**Given problem**
Find all lines in the records that include the word "document", and copy them out.

** begin Supplied data **

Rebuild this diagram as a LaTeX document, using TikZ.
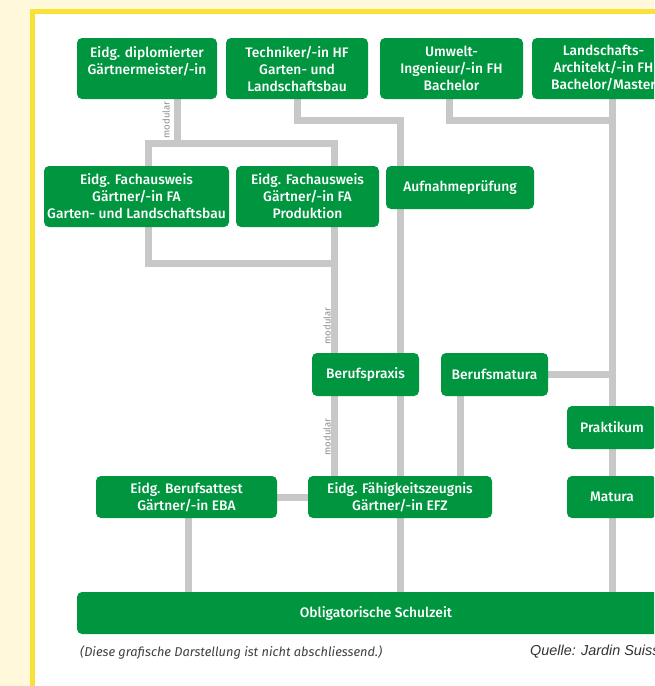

** end Supplied data **
** begin Supplied data **

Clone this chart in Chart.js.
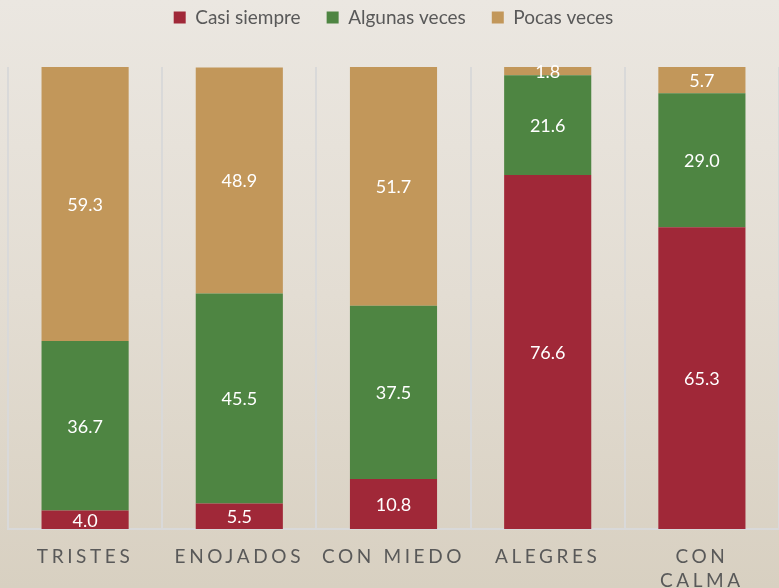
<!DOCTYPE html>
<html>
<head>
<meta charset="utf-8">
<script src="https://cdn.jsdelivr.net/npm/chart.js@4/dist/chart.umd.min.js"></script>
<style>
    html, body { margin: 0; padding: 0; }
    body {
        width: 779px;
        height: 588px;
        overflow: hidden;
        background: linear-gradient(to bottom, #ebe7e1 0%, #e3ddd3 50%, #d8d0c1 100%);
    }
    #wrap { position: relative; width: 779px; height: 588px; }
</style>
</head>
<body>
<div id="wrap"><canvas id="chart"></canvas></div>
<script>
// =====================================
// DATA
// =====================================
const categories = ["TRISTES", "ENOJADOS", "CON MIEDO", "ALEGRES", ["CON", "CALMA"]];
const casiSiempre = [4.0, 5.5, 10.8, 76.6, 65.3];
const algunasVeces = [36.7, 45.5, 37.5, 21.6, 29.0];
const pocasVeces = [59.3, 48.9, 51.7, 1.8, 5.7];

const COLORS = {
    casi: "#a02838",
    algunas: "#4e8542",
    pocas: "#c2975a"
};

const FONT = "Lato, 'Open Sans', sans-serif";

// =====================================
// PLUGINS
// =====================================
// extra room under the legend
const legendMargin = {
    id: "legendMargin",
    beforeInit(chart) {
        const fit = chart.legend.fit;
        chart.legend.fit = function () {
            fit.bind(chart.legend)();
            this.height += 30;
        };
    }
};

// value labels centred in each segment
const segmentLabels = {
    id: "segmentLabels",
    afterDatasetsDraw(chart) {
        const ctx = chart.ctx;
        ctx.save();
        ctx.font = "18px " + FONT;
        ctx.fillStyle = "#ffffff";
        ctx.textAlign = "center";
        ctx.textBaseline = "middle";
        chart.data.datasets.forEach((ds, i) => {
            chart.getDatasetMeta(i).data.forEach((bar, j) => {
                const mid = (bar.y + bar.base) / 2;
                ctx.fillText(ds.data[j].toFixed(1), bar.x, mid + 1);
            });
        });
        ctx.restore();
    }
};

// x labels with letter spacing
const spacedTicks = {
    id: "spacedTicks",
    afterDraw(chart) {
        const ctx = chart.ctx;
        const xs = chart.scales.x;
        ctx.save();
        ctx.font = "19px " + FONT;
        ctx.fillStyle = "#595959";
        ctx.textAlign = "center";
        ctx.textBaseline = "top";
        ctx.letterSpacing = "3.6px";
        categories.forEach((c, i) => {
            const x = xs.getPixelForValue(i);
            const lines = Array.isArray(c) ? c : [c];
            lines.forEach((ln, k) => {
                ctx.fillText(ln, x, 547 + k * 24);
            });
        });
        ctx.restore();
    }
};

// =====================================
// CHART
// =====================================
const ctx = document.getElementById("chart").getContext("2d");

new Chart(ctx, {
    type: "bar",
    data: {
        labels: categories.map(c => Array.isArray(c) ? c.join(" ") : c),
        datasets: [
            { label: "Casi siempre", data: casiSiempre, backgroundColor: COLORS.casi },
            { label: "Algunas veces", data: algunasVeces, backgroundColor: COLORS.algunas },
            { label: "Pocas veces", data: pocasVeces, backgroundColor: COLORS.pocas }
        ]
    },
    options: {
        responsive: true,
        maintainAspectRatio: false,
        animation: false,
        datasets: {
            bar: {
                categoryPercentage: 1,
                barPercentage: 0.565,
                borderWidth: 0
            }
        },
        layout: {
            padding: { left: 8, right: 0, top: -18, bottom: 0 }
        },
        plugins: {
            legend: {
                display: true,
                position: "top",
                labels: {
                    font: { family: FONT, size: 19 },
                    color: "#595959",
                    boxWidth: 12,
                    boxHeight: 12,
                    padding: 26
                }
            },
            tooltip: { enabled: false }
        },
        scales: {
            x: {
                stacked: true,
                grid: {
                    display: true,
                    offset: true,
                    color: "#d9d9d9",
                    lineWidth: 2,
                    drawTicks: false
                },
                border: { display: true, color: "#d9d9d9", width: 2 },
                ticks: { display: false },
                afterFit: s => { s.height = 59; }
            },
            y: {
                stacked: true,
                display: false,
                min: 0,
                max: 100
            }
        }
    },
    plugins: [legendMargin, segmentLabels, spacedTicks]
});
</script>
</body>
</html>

** end Supplied data **

**Exercise answer**
Rebuild this diagram as a LaTeX document, using TikZ.
const ctx = document.getElementById("chart").getContext("2d");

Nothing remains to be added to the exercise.